• _EXERCISE PROMPT_
Nothing but the lines from the top of the data to the line holding "[rootnode] (root) at" should be printed, word for word and both ends included; leave the pictures out.

• _SUPPLIED INFORMATION_
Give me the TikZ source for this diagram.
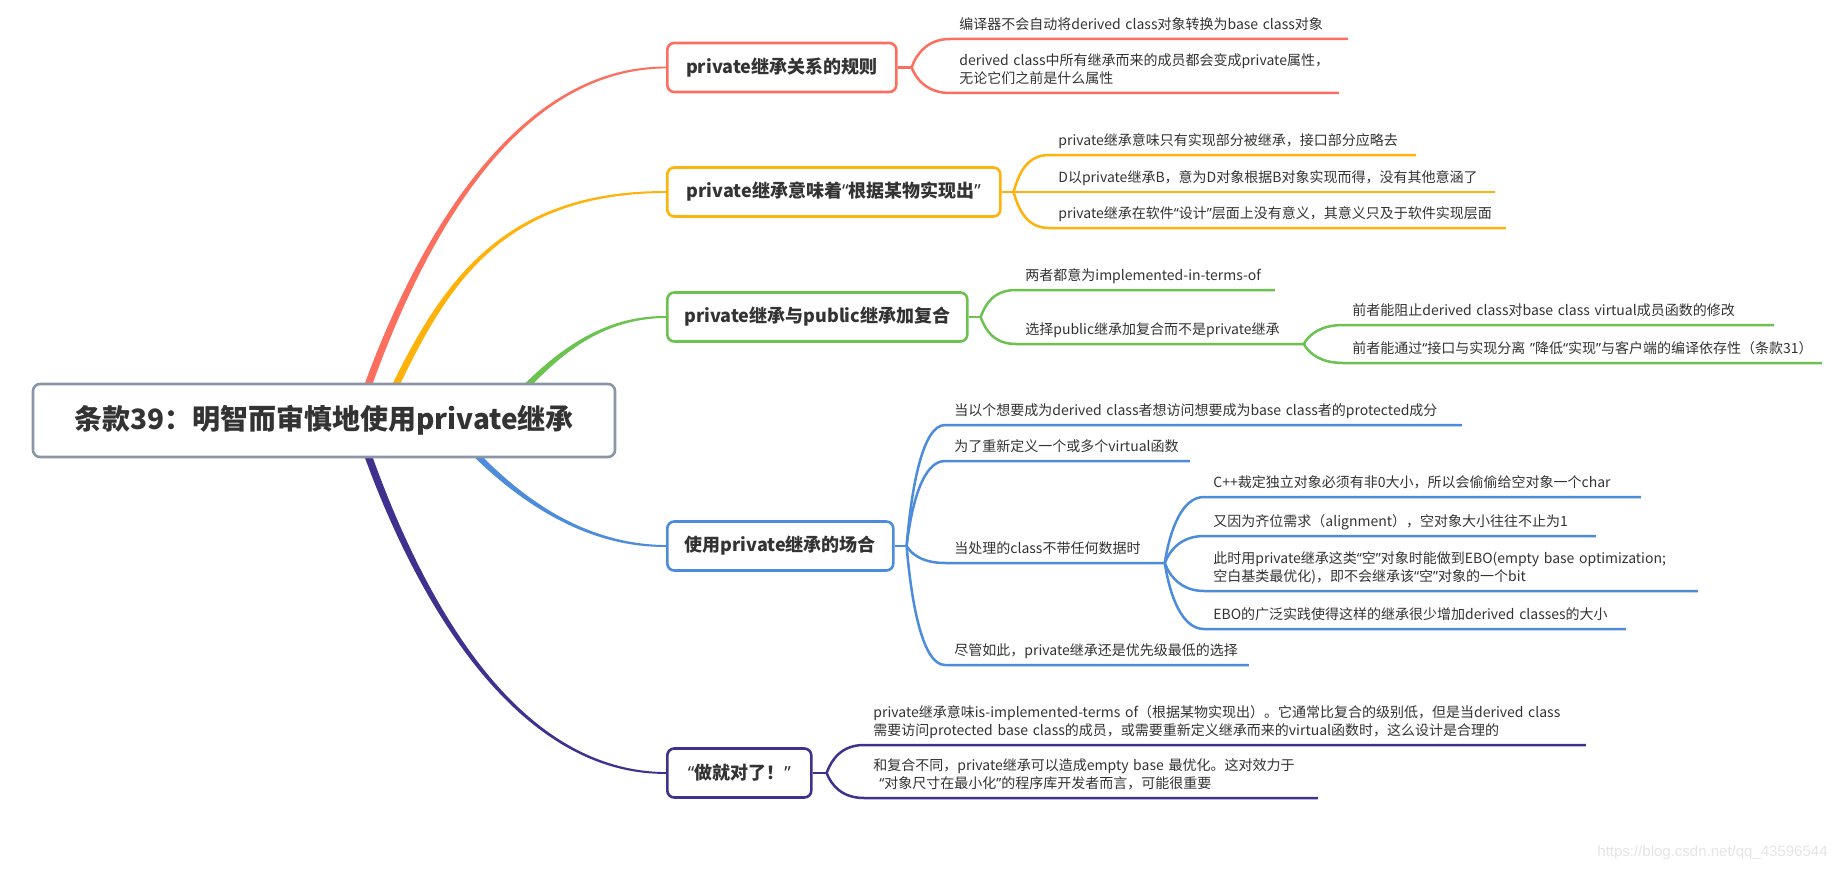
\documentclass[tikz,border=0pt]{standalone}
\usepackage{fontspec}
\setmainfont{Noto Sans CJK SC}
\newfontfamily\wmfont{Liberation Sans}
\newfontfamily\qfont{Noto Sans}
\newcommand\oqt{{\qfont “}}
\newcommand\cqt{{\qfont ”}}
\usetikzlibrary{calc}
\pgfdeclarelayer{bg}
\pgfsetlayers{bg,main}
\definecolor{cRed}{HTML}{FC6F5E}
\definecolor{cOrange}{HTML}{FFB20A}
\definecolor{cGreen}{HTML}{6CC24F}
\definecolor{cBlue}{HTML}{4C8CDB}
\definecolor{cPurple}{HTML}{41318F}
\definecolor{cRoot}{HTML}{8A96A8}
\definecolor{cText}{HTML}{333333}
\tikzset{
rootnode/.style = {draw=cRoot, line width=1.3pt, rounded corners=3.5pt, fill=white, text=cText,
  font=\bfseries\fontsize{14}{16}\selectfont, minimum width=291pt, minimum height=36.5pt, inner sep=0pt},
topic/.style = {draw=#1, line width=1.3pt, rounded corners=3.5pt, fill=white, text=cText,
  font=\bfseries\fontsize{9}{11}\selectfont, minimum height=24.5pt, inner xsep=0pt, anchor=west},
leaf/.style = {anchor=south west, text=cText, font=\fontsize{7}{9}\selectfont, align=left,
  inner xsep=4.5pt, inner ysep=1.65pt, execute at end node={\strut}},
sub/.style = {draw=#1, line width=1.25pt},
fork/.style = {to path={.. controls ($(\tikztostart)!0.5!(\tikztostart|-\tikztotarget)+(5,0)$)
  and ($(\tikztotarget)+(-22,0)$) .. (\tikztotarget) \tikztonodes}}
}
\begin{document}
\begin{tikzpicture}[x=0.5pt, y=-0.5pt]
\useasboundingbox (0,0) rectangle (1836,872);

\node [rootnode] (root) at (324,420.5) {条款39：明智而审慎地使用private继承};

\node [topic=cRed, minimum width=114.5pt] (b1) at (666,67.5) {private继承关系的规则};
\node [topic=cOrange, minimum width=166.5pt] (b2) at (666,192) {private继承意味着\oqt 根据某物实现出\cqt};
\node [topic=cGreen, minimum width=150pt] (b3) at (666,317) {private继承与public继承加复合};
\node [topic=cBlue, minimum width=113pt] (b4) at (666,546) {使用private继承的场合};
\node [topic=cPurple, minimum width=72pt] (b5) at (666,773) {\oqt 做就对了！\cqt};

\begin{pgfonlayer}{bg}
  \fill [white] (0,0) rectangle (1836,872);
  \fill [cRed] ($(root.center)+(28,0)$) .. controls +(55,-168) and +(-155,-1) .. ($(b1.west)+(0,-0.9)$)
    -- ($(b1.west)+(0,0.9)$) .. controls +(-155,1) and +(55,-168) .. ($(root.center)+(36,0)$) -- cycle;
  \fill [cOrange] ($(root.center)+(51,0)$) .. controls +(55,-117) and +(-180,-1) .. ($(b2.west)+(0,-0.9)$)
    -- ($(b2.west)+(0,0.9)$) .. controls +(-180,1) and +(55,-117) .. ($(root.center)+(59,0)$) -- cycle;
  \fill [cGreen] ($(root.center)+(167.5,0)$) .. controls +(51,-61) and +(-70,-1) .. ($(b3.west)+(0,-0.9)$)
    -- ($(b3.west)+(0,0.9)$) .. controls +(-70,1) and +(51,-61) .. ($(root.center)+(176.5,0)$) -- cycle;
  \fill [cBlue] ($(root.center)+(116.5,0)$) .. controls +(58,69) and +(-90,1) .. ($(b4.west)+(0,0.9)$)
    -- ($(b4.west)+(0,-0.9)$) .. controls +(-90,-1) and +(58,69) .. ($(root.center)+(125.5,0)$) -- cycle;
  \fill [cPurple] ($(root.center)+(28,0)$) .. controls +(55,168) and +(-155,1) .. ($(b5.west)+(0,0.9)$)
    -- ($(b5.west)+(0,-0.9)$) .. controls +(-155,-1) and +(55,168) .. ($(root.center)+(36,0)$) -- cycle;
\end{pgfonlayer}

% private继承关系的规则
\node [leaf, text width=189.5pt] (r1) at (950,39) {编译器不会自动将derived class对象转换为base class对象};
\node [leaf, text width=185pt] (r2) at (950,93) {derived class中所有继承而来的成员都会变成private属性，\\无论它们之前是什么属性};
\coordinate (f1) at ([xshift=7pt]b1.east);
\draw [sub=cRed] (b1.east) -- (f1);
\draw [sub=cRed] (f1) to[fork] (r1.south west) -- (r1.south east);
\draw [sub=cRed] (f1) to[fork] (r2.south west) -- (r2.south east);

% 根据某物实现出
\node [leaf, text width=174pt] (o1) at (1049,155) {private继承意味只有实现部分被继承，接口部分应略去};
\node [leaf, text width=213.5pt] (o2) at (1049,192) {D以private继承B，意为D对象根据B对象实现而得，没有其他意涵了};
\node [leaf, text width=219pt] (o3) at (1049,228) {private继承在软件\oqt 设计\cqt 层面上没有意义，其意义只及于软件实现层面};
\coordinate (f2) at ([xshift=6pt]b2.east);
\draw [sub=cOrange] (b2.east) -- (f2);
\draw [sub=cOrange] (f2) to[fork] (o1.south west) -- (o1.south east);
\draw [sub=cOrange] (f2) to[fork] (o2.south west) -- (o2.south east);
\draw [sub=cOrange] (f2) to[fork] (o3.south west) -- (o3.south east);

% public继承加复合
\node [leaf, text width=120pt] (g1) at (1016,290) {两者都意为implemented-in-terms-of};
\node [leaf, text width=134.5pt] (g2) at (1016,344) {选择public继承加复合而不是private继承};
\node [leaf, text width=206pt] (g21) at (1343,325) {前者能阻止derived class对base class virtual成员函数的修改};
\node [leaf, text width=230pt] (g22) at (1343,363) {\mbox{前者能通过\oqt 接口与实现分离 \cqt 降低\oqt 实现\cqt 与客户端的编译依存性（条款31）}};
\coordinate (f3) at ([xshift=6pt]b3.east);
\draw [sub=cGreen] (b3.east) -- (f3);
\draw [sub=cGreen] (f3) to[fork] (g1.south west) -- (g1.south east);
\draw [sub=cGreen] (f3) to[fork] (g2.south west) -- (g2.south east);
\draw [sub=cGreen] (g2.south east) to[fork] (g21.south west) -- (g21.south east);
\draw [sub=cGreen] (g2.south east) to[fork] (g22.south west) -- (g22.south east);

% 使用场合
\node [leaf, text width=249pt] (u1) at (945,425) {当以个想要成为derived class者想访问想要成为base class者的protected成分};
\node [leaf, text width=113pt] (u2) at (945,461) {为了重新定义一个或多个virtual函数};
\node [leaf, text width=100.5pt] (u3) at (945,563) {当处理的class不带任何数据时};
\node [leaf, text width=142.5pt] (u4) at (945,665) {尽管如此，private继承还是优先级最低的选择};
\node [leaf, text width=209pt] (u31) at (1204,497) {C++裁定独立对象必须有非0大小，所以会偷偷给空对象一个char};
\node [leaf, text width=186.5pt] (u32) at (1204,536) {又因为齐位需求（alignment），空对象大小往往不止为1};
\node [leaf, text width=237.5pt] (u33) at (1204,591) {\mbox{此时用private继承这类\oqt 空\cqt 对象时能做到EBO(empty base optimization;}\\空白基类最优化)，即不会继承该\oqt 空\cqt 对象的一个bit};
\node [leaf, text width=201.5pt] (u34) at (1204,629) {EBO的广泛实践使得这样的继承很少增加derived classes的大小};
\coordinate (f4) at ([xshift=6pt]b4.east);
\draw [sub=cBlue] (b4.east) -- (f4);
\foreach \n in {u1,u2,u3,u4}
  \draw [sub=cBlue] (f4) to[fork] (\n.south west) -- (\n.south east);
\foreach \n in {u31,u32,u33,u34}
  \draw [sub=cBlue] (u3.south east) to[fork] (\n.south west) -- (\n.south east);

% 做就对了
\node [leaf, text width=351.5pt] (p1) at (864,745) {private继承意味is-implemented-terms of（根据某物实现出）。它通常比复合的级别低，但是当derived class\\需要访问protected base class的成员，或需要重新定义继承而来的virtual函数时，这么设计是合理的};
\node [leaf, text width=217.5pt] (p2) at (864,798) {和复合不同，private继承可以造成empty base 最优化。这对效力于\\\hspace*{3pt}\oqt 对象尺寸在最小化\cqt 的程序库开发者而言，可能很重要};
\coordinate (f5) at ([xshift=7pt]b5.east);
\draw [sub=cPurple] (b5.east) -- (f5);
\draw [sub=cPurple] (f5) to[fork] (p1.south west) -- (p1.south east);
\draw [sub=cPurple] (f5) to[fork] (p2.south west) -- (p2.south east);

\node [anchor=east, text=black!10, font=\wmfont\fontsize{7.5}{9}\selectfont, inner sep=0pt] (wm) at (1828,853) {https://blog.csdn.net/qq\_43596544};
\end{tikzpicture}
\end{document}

• _RESPONSE_
Give me the TikZ source for this diagram.
\documentclass[tikz,border=0pt]{standalone}
\usepackage{fontspec}
\setmainfont{Noto Sans CJK SC}
\newfontfamily\wmfont{Liberation Sans}
\newfontfamily\qfont{Noto Sans}
\newcommand\oqt{{\qfont “}}
\newcommand\cqt{{\qfont ”}}
\usetikzlibrary{calc}
\pgfdeclarelayer{bg}
\pgfsetlayers{bg,main}
\definecolor{cRed}{HTML}{FC6F5E}
\definecolor{cOrange}{HTML}{FFB20A}
\definecolor{cGreen}{HTML}{6CC24F}
\definecolor{cBlue}{HTML}{4C8CDB}
\definecolor{cPurple}{HTML}{41318F}
\definecolor{cRoot}{HTML}{8A96A8}
\definecolor{cText}{HTML}{333333}
\tikzset{
rootnode/.style = {draw=cRoot, line width=1.3pt, rounded corners=3.5pt, fill=white, text=cText,
  font=\bfseries\fontsize{14}{16}\selectfont, minimum width=291pt, minimum height=36.5pt, inner sep=0pt},
topic/.style = {draw=#1, line width=1.3pt, rounded corners=3.5pt, fill=white, text=cText,
  font=\bfseries\fontsize{9}{11}\selectfont, minimum height=24.5pt, inner xsep=0pt, anchor=west},
leaf/.style = {anchor=south west, text=cText, font=\fontsize{7}{9}\selectfont, align=left,
  inner xsep=4.5pt, inner ysep=1.65pt, execute at end node={\strut}},
sub/.style = {draw=#1, line width=1.25pt},
fork/.style = {to path={.. controls ($(\tikztostart)!0.5!(\tikztostart|-\tikztotarget)+(5,0)$)
  and ($(\tikztotarget)+(-22,0)$) .. (\tikztotarget) \tikztonodes}}
}
\begin{document}
\begin{tikzpicture}[x=0.5pt, y=-0.5pt]
\useasboundingbox (0,0) rectangle (1836,872);

\node [rootnode] (root) at (324,420.5) {条款39：明智而审慎地使用private继承};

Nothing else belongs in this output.